Die Lektion

Wer kennt ihn nicht, den Spruch, ich habe meine Lektion gelernt. Lektion meint im Allgemeinen eine Übungseinheit, das Pensum einer Unterrichtsstunde oder das Kapitel eines (meist fremdsprachlichen) Lehr- und Übungsbuches. In unserem Verständnis bedeutet dieser Spruch sehr oft, da wurde es mir aber gezeigt oder jemand hat es mir aber gezeigt, hat mir eine Lektion erteilt. Es klingt immer ein bisschen wie, ich war nicht gut genug oder ich war gar im Unrecht oder oft auch ich habe mich etwas weit aus dem Fenster gelehnt und bin dann aber mal ordentlich auf den Boden der Tatsachen zurückgeholt worden. Es hat so einen kleinen negativen Touch. Dabei ist dem ja meist gar nicht so. Vielleicht möchte uns der Andere etwas aufzeigen oder uns im guten alten Sinn einer Übungseinheit etwas beibringen, etwas lehren. Oder aber es steckt überhaupt keine Intention dahinter und derjenige weiß wahrscheinlich auch gar nicht, dass er eine Lektion erteilt hat.
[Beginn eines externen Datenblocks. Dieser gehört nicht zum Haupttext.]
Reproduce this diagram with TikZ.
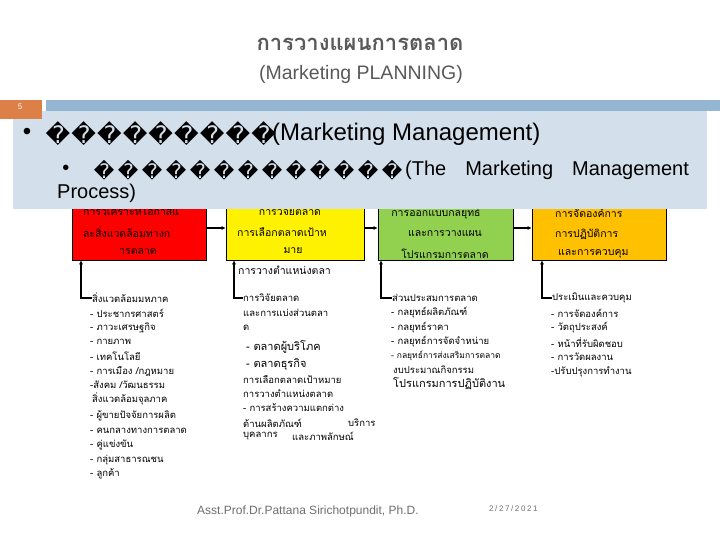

Letzteres erlebte ich vor kurzem in einem Supermarkt. Ich stand hinter einer älteren Dame an der Kasse und natürlich war ich ein bisschen unter Zeitdruck. Nicht dass die gute Frau so wahnsinnig langsam gewesen wäre, aber Sie hatte einfach nicht genug Geld einstecken. Und während sie sich durchaus hilfesuchend überlegte, was sie denn dalassen könne, der, zugegebenermaßen sehr freundliche, Kassierer auch etwas überfordert schien und ich langsam aber sicher ungeduldig wurde, reichte ein ziemlich junger Mann von der anderen Kasse aus die fehlenden 10 € rüber. Erst bekam es die ältere Dame gar nicht mit, dann murmelte sie, dass der junge Mann sie doch gar nicht kenne und wie sie es ihm denn vor allem zurückgeben solle. Der Angesprochene blieb total entspannt und sagte nur, ich gebe es Ihnen gern und möchte es auch nicht zurückhaben, bezahlte parallel seinen eigenen Einkauf und verließ mit einem freundlichen Auf Wiedersehen den Supermarkt. Er heimste noch nicht einmal den Beifall ein.

Ich war baff und hatte ein, sehr wahrscheinlich noch schlechteres Gewissen als die ältere Dame. Ich hatte doch direkt hinter ihr gestanden, aber nichts getan und sogar noch meiner Ungeduld ihren Freiraum gelassen. Der junge Mann hatte es mir aber wirklich gezeigt. Was genau hatte er mir denn gezeigt? 

Was Großzügigkeit bedeutet? Solidarität vielleicht oder Empathie? Was es heißt, einem anderen Menschen komplett uneigennützig zu helfen? Ihm taten die 10 € sicherlich nicht weh, er sah aber auch nicht aus, als wüsste er nicht wohin mit all seinem Geld. Aber das spielte auch gar keine Rolle. Er hat geholfen und er hat es gern getan.

Seitdem beobachte ich an mir, dass ich wieder mehr hinschaue und anderen Menschen helfe, meist Müttern mit ihren Kinderwägen, weil die Aufzüge an den nicht so hoch frequentierten Bahnhöfen entweder defekt oder überhaupt nicht vorhanden sind. Ob ich einfach so jemandem mal 10 € geben werde, weiß ich nicht, aber es geht auch nicht um Geld, es geht um eine Geste, es geht um das bewusste Hinschauen, es geht um das Menschlich sein. 

Diese Lektion habe ich tatsächlich gelernt, von einem jungen Mann in einem Supermarkt.